Find $C\subset \mathbb{R}^2$ convex unbounded such that $\vert C \vert $ is not convex?

Question

The question is almost posted in the title and one thing to put is that

$$\vert C \vert : = \big\{ ( \vert x \vert , \vert y \vert )\in [0, +\infty)^2 \, : \,\, (x, y)\in C \,\, \big\} $$

If $C$ is bounded, then it is quite easy to construct an example in which $\vert C \vert $ is not convex. I appreciate it if someone can provide some idea to attack the unbounded case.

Answer 1

Notice that if $x$ does not change sign but $y$ does then $\lvert C\rvert$ folds the space across the $x$-axis.
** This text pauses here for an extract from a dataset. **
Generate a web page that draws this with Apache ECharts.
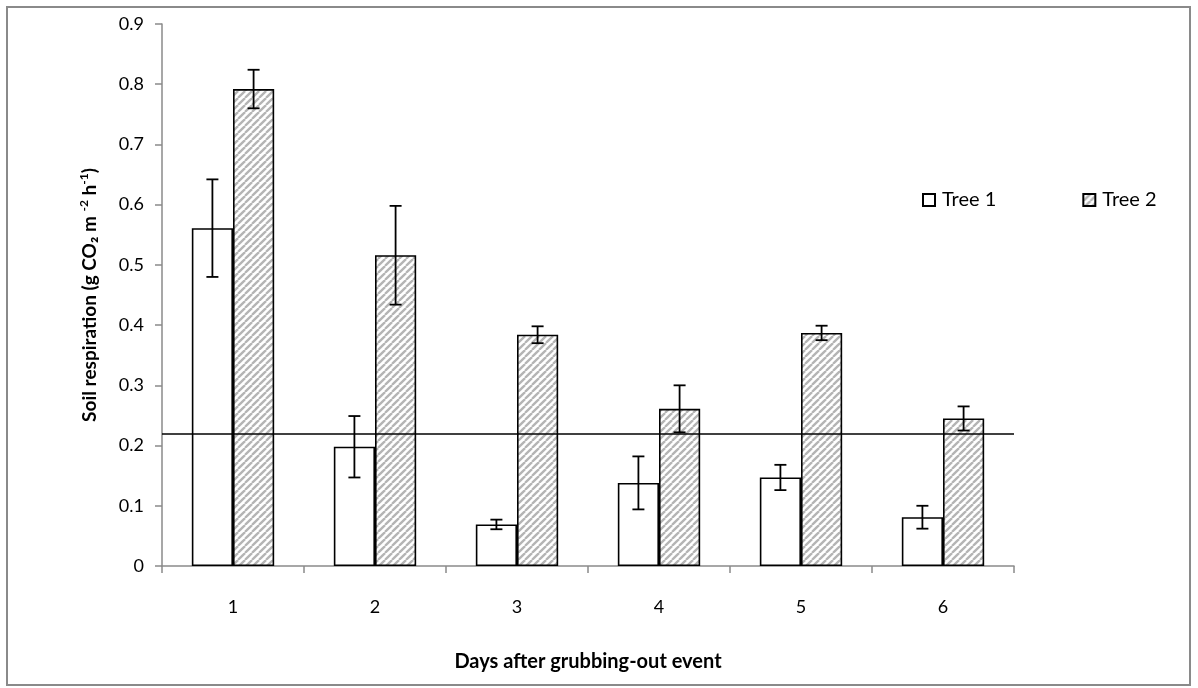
<!DOCTYPE html>
<html>
<head>
<meta charset="utf-8">
<script src="https://cdn.jsdelivr.net/npm/echarts@6/dist/echarts.min.js"></script>
<style>
html,body{margin:0;padding:0;background:#fff;}
#chart{width:1198px;height:688px;}
</style>
</head>
<body>
<div id="chart"></div>
<script>
var categories = ['1', '2', '3', '4', '5', '6'];
var tree1 = [0.561, 0.198, 0.069, 0.138, 0.147, 0.081];
var tree1Err = [0.081, 0.051, 0.008, 0.044, 0.021, 0.019];
var tree2 = [0.792, 0.516, 0.384, 0.261, 0.387, 0.245];
var tree2Err = [0.032, 0.082, 0.014, 0.039, 0.012, 0.020];
var refLine = 0.219;
var yTicks = ['0', '0.1', '0.2', '0.3', '0.4', '0.5', '0.6', '0.7', '0.8', '0.9'];

var BAR_FRAC = 0.29;

function hatch() {
  var s = 7;
  var c = document.createElement('canvas');
  c.width = s; c.height = s;
  var g = c.getContext('2d');
  g.fillStyle = '#ffffff';
  g.fillRect(0, 0, s, s);
  g.strokeStyle = '#b4b4b4';
  g.lineWidth = 2.3;
  for (var k = -1; k <= 1; k++) {
    g.beginPath();
    g.moveTo(k * s, s);
    g.lineTo(k * s + s, 0);
    g.stroke();
  }
  return c;
}
var hatchPattern = { image: hatch(), repeat: 'repeat' };

function errSeries(vals, errs, side) {
  var data = vals.map(function (v, i) { return [i, v - errs[i], v + errs[i]]; });
  return {
    type: 'custom',
    name: 'err' + side,
    z: 5,
    silent: true,
    data: data,
    renderItem: function (params, api) {
      var x = api.value(0);
      var lo = api.coord([x, api.value(1)]);
      var hi = api.coord([x, api.value(2)]);
      var w = api.size([1, 0])[0];
      var cx = lo[0] + side * w * BAR_FRAC / 2;
      var cap = 6;
      var st = { stroke: '#000', lineWidth: 1.8 };
      return {
        type: 'group',
        children: [
          { type: 'line', shape: { x1: cx, y1: lo[1], x2: cx, y2: hi[1] }, style: st },
          { type: 'line', shape: { x1: cx - cap, y1: lo[1], x2: cx + cap, y2: lo[1] }, style: st },
          { type: 'line', shape: { x1: cx - cap, y1: hi[1], x2: cx + cap, y2: hi[1] }, style: st }
        ]
      };
    }
  };
}

var chart = echarts.init(document.getElementById('chart'), null, { renderer: 'canvas' });
var FONT = 'Lato';
chart.setOption({
  animation: false,
  backgroundColor: '#fff',
  textStyle: { fontFamily: FONT },
  graphic: [{
    type: 'rect',
    shape: { x: 7, y: 7, width: 1183, height: 678 },
    style: { fill: 'none', stroke: '#8a8a8a', lineWidth: 2 },
    z: -10
  }],
  grid: { left: 162, right: 184, top: 24, bottom: 122, containLabel: false },
  legend: {
    data: ['Tree 1', 'Tree 2'],
    left: 922, top: 190, padding: 0,
    itemWidth: 12, itemHeight: 12, itemGap: 86,
    icon: 'rect',
    textStyle: { fontFamily: FONT, fontSize: 20, color: '#000', padding: [0, 0, 0, 2] }
  },
  xAxis: {
    type: 'category',
    data: categories,
    name: 'Days after grubbing-out event',
    nameLocation: 'middle',
    nameGap: 86,
    nameTextStyle: { fontFamily: FONT, fontWeight: 'bold', fontSize: 20, color: '#000' },
    axisLine: { lineStyle: { color: '#8a8a8a', width: 1.5 } },
    axisTick: { show: true, length: 7, alignWithLabel: false, lineStyle: { color: '#8a8a8a', width: 1.5 } },
    axisLabel: { fontFamily: FONT, fontSize: 18, color: '#000', margin: 32 },
    splitLine: { show: false }
  },
  yAxis: {
    type: 'value',
    min: 0, max: 0.9, interval: 0.1,
    name: '{a|Soil respiration (g CO₂ m }{s|-2}{a| h}{s|-1}{a|)}',
    nameLocation: 'middle',
    nameGap: 60,
    nameRotate: 90,
    nameTextStyle: {
      fontFamily: FONT, fontWeight: 'bold', fontSize: 19, color: '#000',
      rich: {
        a: { fontFamily: FONT, fontWeight: 'bold', fontSize: 19, color: '#000', lineHeight: 24 },
        s: { fontFamily: FONT, fontWeight: 'bold', fontSize: 12, color: '#000', lineHeight: 12, verticalAlign: 'top' }
      }
    },
    axisLine: { show: true, lineStyle: { color: '#8a8a8a', width: 1.5 } },
    axisTick: { show: true, length: 7, lineStyle: { color: '#8a8a8a', width: 1.5 } },
    axisLabel: {
      fontFamily: FONT, fontSize: 18, color: '#000', margin: 18,
      formatter: function (v) { return yTicks[Math.round(v * 10)]; }
    },
    splitLine: { show: false }
  },
  series: [
    {
      name: 'Tree 1', type: 'bar', data: tree1,
      barWidth: (BAR_FRAC * 100) + '%', barGap: '0%',
      itemStyle: { color: '#ffffff', borderColor: '#000', borderWidth: 1.6 },
      markLine: {
        silent: true, symbol: 'none', animation: false,
        label: { show: false },
        lineStyle: { color: '#000', width: 1.6, type: 'solid' },
        data: [{ yAxis: refLine }]
      }
    },
    {
      name: 'Tree 2', type: 'bar', data: tree2,
      barWidth: (BAR_FRAC * 100) + '%', barGap: '0%',
      itemStyle: { color: hatchPattern, borderColor: '#000', borderWidth: 1.6 }
    },
    errSeries(tree1, tree1Err, -1),
    errSeries(tree2, tree2Err, 1)
  ]
});
</script>
</body>
</html>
So to construct the set you seek find an unbounded set that is convex which when folded loses convexity due to the crease created. To get a picture of what I mean look at the graph of $y=x$ and the graph of $y=\lvert x\rvert$. The original graph was convex but when folded across the axis for $x<0$ a crease is formed that prevents convexity. This example does not quite work in your case but maybe a modification of this idea can.

An example of the set you seek is given below.

Consider the set $C=\{(x,y):y=x-1,x\ge0\}$. Then $C$ is unbounded and convex but $\lvert C\rvert$ is not convex.